Basti seguirlo quando, a proposito della raccolta incunabolistica dell’Accademia delle Scienze di Kiev, cita
[…] un lacerto (purtroppo dato già come smarrito all’epoca della pubblicazione del catalogo) di un’edizione non altrimenti nota, forse riconducibile, in ragione del carattere di stampa impiegato, addirittura alla prototipografia maguntina pressappoco coeva all’attività di Johann Gutenberg (ma a lungo lo si è attribuito a Gutenberg stesso): Provinciale omnium ecclesiarum, [Magonza, c. 1456-57] (ISTC ip01025690)”.
O, ancora, dallo stesso fondo:
La Biblioteca cela un paio di autentiche sorprese. Andiamo con ordine. L’unico esemplare noto al mondo di un trattato rinascimentale di mnemotecnica in tedesco: Ars memorativa [Augsburg, Johann Bämler, 1480] (ISTC ia01087500). Ma soprattutto l’unicum di una deliziosa edizione illustrata popolare dei Miracoli della Vergine Maria, Venezia, [Manfredus de Bonellis], 15 novembre 1498 (ISTC im00619550), corredata di un ciclo di ventisei piccole silografie intercalate a testo con la funzione di parlare visivamente anche al pubblico dei non alfabetizzati. Non possiamo accertare come sia qui arrivata, ma anche il lettore digiuno di storia del libro capisce che sarebbe una perdita gravissima nel caso malaugurato quest’unicum dovesse andare smarrito o distrutto”.

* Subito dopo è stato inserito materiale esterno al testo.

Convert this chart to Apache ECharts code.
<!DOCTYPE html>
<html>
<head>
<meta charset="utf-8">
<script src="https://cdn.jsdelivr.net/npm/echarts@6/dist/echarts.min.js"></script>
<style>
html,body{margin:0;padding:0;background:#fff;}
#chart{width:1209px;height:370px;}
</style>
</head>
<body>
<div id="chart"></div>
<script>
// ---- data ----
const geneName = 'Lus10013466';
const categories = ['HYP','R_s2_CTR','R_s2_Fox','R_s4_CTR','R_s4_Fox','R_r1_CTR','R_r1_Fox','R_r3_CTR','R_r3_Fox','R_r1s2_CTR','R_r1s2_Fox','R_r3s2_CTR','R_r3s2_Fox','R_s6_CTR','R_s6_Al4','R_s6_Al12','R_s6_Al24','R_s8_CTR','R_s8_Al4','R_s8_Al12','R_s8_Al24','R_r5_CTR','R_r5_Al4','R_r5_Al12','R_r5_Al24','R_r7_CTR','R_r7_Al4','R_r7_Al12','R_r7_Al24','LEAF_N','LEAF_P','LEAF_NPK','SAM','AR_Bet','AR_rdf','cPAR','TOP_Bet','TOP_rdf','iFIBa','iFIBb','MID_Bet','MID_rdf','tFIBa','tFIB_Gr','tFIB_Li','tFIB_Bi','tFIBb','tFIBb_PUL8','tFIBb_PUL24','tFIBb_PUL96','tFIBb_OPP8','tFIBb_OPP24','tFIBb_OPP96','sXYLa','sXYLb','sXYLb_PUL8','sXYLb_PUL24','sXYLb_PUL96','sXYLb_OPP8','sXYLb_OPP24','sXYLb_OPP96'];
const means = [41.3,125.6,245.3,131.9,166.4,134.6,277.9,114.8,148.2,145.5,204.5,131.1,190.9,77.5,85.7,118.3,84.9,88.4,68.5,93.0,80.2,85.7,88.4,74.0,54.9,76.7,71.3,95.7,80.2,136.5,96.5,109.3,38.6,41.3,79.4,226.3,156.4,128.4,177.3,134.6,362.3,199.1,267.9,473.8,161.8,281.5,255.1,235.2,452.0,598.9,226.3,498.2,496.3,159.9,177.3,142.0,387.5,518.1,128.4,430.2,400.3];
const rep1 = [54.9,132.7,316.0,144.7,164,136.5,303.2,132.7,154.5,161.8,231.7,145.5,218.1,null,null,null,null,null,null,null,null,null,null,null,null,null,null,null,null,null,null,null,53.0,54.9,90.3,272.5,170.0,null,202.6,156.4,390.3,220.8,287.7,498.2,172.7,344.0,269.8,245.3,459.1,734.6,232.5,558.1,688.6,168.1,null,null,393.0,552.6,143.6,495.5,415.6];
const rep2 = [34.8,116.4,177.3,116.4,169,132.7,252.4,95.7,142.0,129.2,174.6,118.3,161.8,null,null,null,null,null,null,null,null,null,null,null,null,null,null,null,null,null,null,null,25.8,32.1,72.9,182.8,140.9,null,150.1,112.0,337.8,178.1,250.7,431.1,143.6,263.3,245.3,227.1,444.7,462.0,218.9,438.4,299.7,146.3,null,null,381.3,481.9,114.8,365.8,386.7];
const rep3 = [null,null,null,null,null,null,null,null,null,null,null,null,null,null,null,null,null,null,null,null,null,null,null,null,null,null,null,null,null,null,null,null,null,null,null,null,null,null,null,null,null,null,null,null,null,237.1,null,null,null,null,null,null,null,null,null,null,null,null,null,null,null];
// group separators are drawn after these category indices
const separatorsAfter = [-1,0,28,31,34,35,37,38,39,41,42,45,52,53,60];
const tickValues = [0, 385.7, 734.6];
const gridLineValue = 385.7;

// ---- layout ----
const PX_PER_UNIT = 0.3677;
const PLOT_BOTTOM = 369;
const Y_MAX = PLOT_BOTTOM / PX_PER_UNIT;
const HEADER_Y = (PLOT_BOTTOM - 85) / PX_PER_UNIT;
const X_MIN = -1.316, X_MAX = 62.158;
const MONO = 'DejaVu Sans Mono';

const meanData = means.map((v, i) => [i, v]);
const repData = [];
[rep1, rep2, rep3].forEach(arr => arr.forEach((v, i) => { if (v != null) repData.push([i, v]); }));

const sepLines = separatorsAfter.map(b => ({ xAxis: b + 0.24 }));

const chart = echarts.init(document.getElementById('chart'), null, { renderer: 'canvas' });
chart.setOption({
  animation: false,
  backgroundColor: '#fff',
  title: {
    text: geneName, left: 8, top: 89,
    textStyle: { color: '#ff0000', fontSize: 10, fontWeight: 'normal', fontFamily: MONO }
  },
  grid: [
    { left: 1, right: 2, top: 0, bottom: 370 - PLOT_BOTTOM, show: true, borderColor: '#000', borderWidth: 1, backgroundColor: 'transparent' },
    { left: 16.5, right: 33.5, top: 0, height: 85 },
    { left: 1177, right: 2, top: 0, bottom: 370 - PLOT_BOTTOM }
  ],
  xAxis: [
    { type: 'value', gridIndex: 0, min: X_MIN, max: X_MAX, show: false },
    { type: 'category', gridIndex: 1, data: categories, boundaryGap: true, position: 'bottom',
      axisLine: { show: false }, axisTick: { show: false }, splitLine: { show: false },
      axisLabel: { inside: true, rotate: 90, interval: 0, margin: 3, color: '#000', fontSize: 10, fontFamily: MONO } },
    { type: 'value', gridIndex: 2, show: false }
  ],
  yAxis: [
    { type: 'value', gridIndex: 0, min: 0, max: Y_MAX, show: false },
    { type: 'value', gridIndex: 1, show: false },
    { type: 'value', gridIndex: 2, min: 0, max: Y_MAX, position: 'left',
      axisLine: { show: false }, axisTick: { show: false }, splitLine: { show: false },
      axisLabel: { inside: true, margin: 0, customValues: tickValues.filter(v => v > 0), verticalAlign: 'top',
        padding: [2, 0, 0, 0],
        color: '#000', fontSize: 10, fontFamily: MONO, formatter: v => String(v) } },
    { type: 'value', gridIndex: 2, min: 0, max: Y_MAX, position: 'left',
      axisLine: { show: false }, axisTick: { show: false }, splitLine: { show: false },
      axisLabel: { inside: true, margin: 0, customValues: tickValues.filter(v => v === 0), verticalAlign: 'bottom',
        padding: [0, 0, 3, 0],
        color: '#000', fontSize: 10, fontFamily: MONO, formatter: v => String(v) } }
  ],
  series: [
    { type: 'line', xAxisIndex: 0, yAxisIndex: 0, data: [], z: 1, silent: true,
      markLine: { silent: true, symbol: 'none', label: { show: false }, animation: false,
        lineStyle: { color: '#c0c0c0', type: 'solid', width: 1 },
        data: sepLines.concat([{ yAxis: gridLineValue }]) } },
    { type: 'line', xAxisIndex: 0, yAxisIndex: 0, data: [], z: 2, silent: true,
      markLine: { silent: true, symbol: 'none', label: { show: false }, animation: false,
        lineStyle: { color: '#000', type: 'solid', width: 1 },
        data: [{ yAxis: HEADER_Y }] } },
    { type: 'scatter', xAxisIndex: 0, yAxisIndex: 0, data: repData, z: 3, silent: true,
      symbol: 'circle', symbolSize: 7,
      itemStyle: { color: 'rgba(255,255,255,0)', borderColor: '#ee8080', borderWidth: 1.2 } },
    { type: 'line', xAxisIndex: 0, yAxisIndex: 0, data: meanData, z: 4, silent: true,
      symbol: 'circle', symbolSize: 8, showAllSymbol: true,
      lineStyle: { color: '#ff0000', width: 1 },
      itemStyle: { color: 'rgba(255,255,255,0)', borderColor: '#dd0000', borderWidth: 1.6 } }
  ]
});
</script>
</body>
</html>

Rispondere al delirio della guerra; spiegare al pubblico come ogni perdita dell’eredità culturale sia un colpo all’umanità di ciascuno; evidenziare come quest’azione non debba essere considerata di “secondaria importanza”, sono gli impegni che si ritrovano in queste pagine sulla scorta di una tradizione culturale secolare, umanistica nel senso pieno del termine, in cui generazioni di studiosi, intellettuali e bibliotecari hanno sempre avuto occasione di svolgere il proprio ruolo, innanzitutto con la consapevolezza dei pericoli ma, molte volte, con le azioni mirate, svolte dai singoli e intraprese dai responsabili di strutture. E opportunamente Petrella ricorda in questo caso il luminoso esempio di bibliotecarie come Guerriera Guerrieri e Maria Castellano Lanzara, alla cui opera si deve la salvaguardia dei patrimoni librari della Biblioteca nazionale e della Biblioteca Universitaria di Napoli nel corso del secondo conflitto mondiale.
Un impegno importante, spesso non coronato da successo, ma sempre perseguito anche nella convinzione che, malgrado tutto, come afferma Erri De Luca nella breve nota di apertura al volume:
“Resiste una consistenza della carta stampata e rilegata che sopravvive alle guerre”.